▶ REQUEST:
In the data, extract each line that holds the string "down".

======

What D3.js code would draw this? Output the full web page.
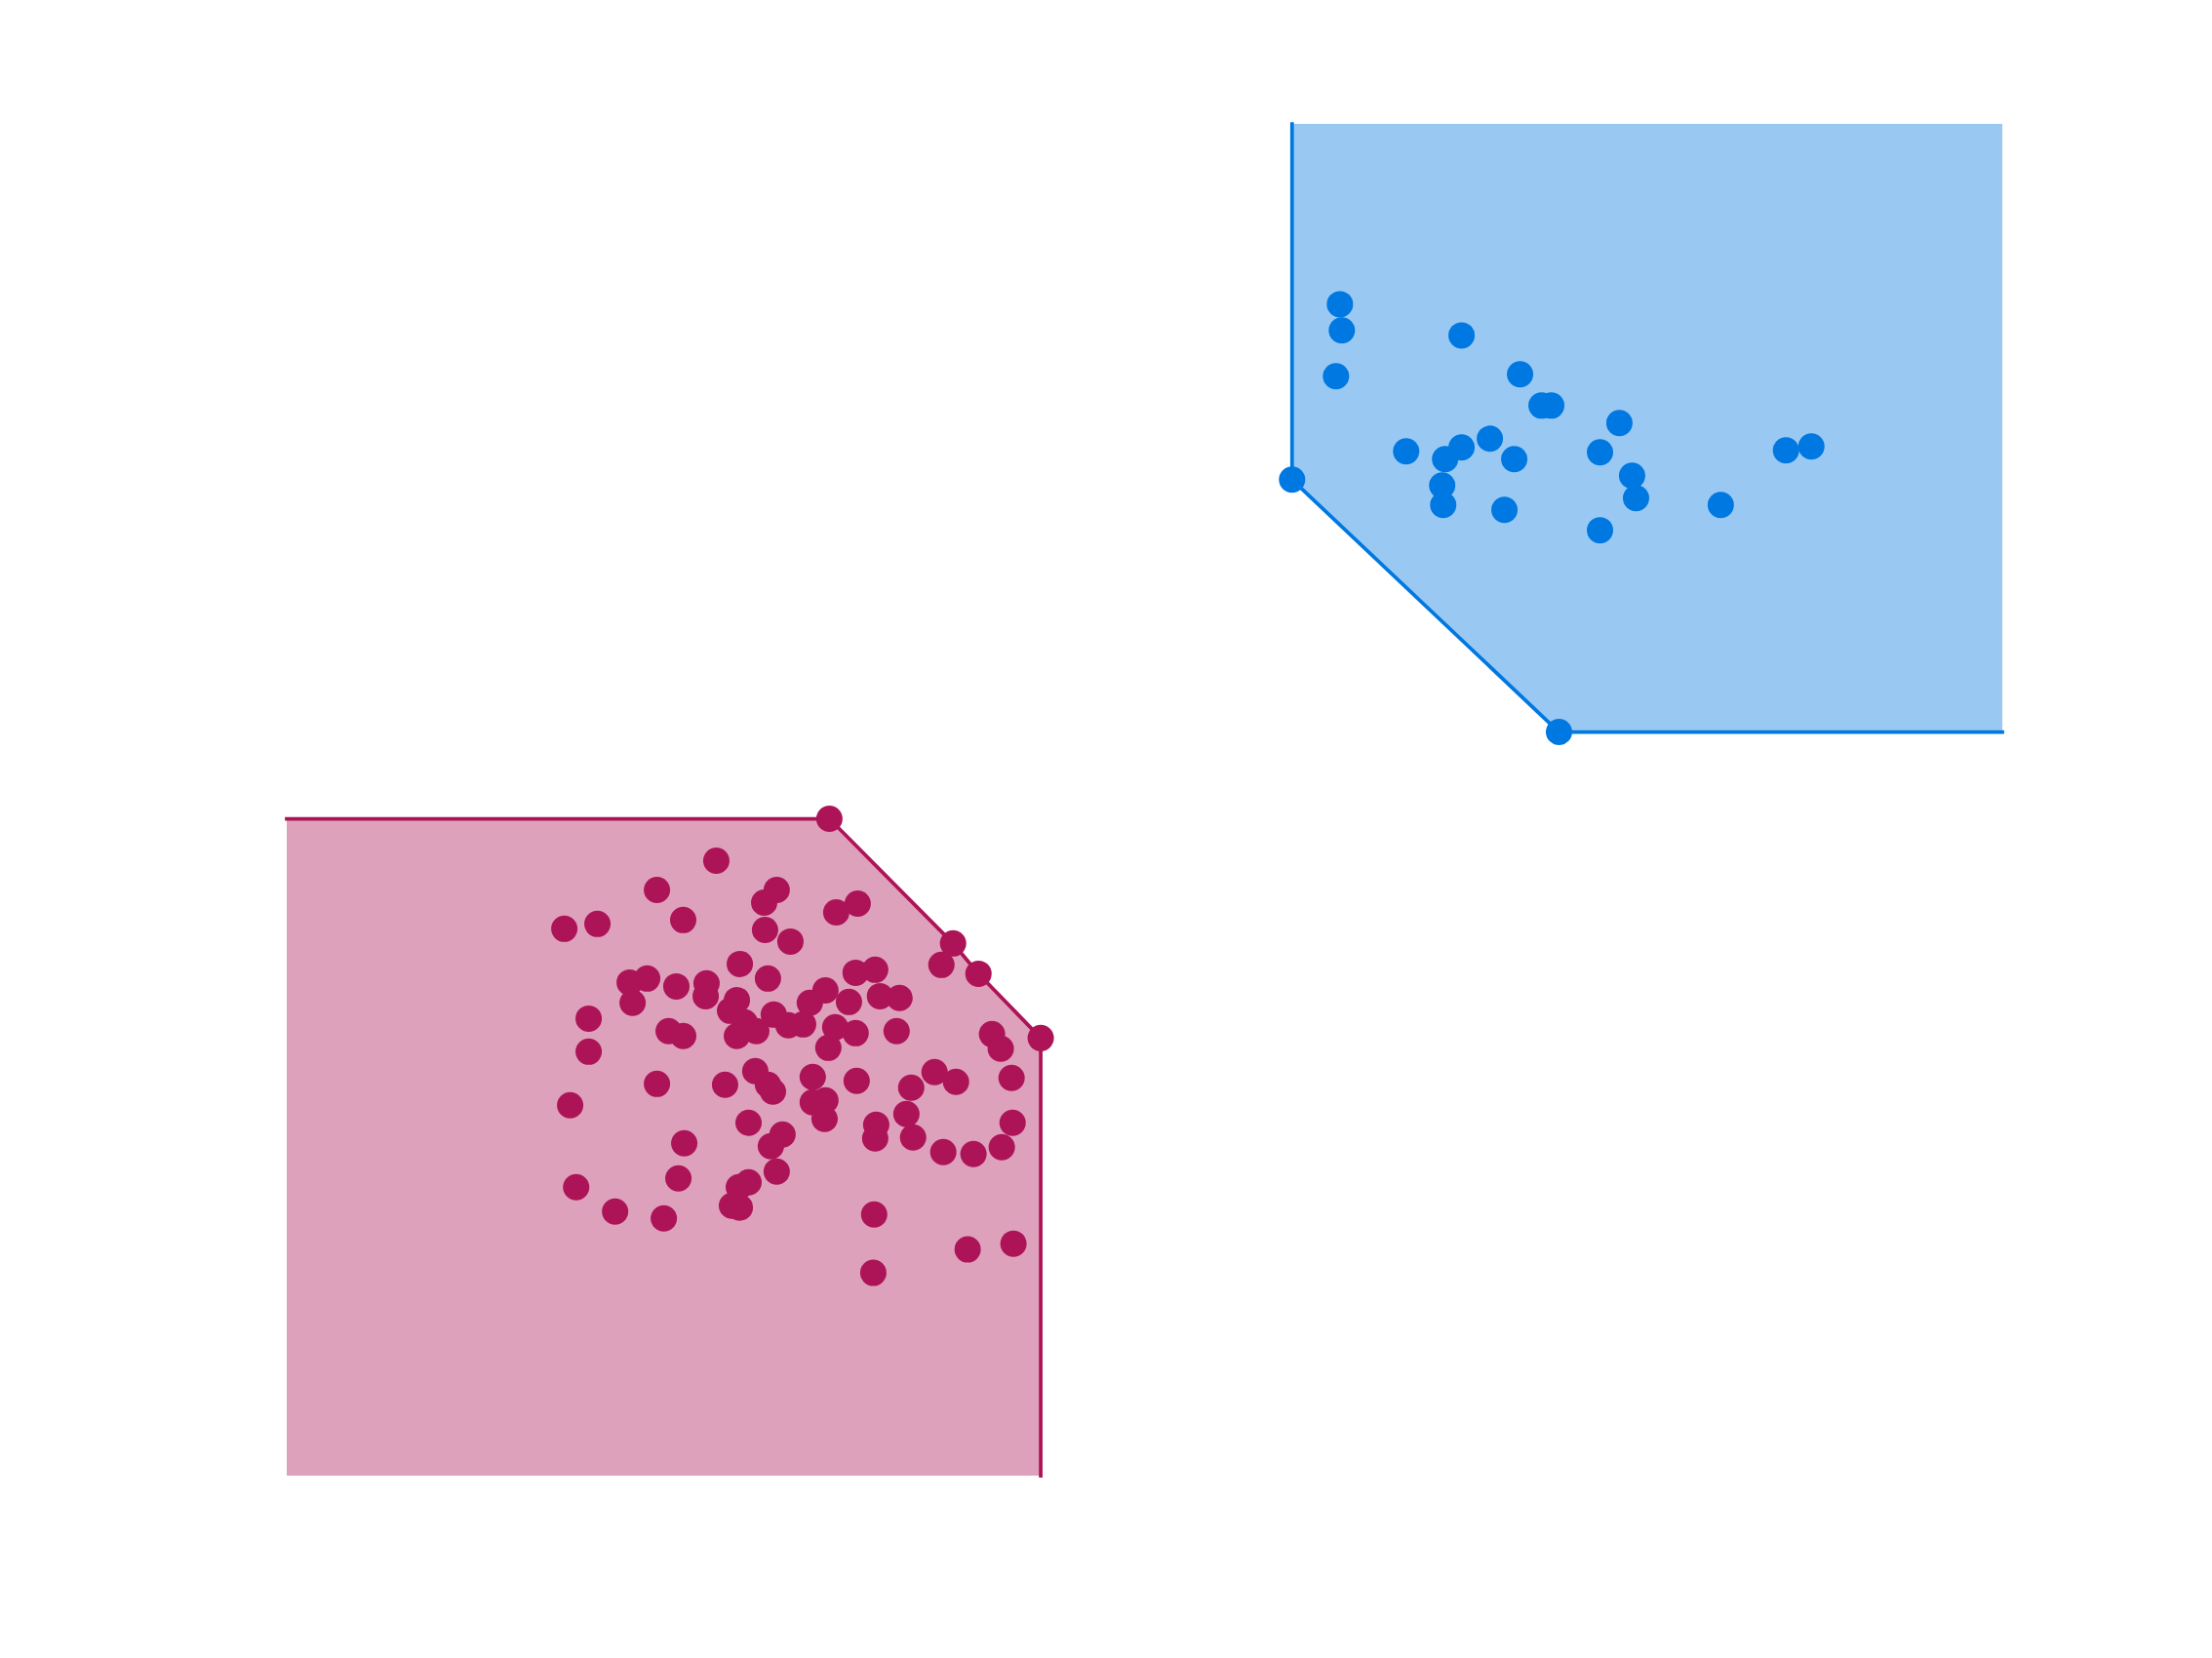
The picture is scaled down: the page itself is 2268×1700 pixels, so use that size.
<!DOCTYPE html>
<html>
<head>
<meta charset="utf-8">
<script src="https://cdn.jsdelivr.net/npm/d3@7"></script>
<style>
  html, body { margin: 0; padding: 0; background: #ffffff; }
  svg { display: block; }
</style>
</head>
<body>
<svg id="chart" width="2268" height="1700"></svg>
<script>
// ---- Data (axis units 0..100 on both axes) ----
const pinkX = [31.63,38.84,40.32,43.95,25.04,21.58,28.56,27.83,32.03,33.28,16.18,18.11,23.11,27.88,29.36,38.16,26.41,28.05,19.99,21.01,20.16,22.71,24.47,24.42,26.24,25.84,26.69,26.24,27.37,28.39,29.24,30.10,30.49,31.40,33.16,34.30,32.77,34.58,35.72,31.97,33.16,35.55,31.57,41.11,41.62,17.60,17.60,22.26,23.11,27.31,37.76,21.58,25.55,28.05,28.34,30.66,30.66,31.40,31.35,16.52,26.92,28.90,28.22,23.17,28.56,22.83,26.92,26.35,25.95,26.41,16.87,19.14,21.98,33.22,36.40,39.01,42.25,36.12,36.51,34.36,34.30,38.27,40.03,41.68,42.31,34.24,39.69,42.36,34.19];
const pinkY = [48.59,39.37,37.13,32.37,45.49,43.33,43.33,42.39,41.67,42.32,40.45,40.81,41.10,40.37,39.51,37.78,37.85,36.77,36.48,36.77,34.97,36.19,36.41,35.47,35.18,34.39,33.53,32.52,32.88,34.10,33.31,33.38,34.97,35.90,37.20,37.42,35.04,35.47,35.33,33.17,32.73,32.88,31.65,32.66,31.58,33.81,31.36,32.88,32.52,29.92,29.85,28.98,28.91,28.91,28.41,29.49,27.61,27.76,26.39,27.40,26.10,25.23,24.37,24.59,22.49,21.99,21.70,21.34,19.97,19.83,21.34,19.54,19.03,29.20,28.70,29.13,29.42,26.75,25.02,25.96,24.95,23.94,23.79,24.30,26.10,19.32,16.73,17.16,15.00];
// indices of the pink Pareto front (maximisation)
const pinkFront = [0, 1, 2, 3];

const blueX = [58.60,74.16,61.39,61.50,61.16,68.48,71.89,73.14,73.71,77.68,76.55,65.25,67.52,68.48,70.13,71.55,67.35,67.41,70.98,78.42,78.65,76.55,83.59,87.39,88.87];
const blueY = [73.68,55.01,86.66,84.72,81.33,84.35,81.47,79.16,79.16,77.87,75.70,75.77,75.20,76.06,76.71,75.20,73.25,71.81,71.45,73.97,72.31,69.94,71.81,75.85,76.14];
// indices of the blue Pareto front (minimisation)
const blueFront = [0, 1];

const xDomain = [0, 100];
const yDomain = [0, 100];

const pinkColor = "#AD1457";
const blueColor = "#0078E1";

// ---- Layout ----
const svg = d3.select("#chart");
const x = d3.scaleLinear().domain(xDomain).range([294, 2053]);
const y = d3.scaleLinear().domain(yDomain).range([1513, 127]);

const pinkPts = pinkX.map((v, i) => [v, pinkY[i]]);
const bluePts = blueX.map((v, i) => [v, blueY[i]]);

// Pink (maximisation): front from left edge, down to bottom
const pf = pinkFront.map(i => pinkPts[i]).sort((a, b) => a[0] - b[0]);
const pinkLine = [[xDomain[0], pf[0][1]], ...pf, [pf[pf.length - 1][0], yDomain[0]]];
const pinkPoly = [...pinkLine, [xDomain[0], yDomain[0]]];

// Blue (minimisation): front from top edge, to right edge
const bf = blueFront.map(i => bluePts[i]).sort((a, b) => a[0] - b[0]);
const blueLine = [[bf[0][0], yDomain[1]], ...bf, [xDomain[1], bf[bf.length - 1][1]]];
const bluePoly = [...blueLine, [xDomain[1], yDomain[1]]];

const line = d3.line().x(d => x(d[0])).y(d => y(d[1]));

// fills
svg.append("path").attr("d", line(pinkPoly) + "Z")
  .attr("fill", pinkColor).attr("fill-opacity", 0.4).attr("stroke", "none");
svg.append("path").attr("d", line(bluePoly) + "Z")
  .attr("fill", blueColor).attr("fill-opacity", 0.4).attr("stroke", "none");

// front lines
svg.append("path").attr("d", line(pinkLine))
  .attr("fill", "none").attr("stroke", pinkColor).attr("stroke-width", 3.75)
  .attr("stroke-linecap", "square");
svg.append("path").attr("d", line(blueLine))
  .attr("fill", "none").attr("stroke", blueColor).attr("stroke-width", 3.75)
  .attr("stroke-linecap", "square");

// points
svg.append("g").selectAll("circle").data(pinkPts).join("circle")
  .attr("cx", d => x(d[0])).attr("cy", d => y(d[1])).attr("r", 13.5)
  .attr("fill", pinkColor);
svg.append("g").selectAll("circle").data(bluePts).join("circle")
  .attr("cx", d => x(d[0])).attr("cy", d => y(d[1])).attr("r", 13.5)
  .attr("fill", blueColor);
</script>
</body>
</html>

======

▶ SOLUTION FOR THIS PROBLEM:
The picture is scaled down: the page itself is 2268×1700 pixels, so use that size.
// Pink (maximisation): front from left edge, down to bottom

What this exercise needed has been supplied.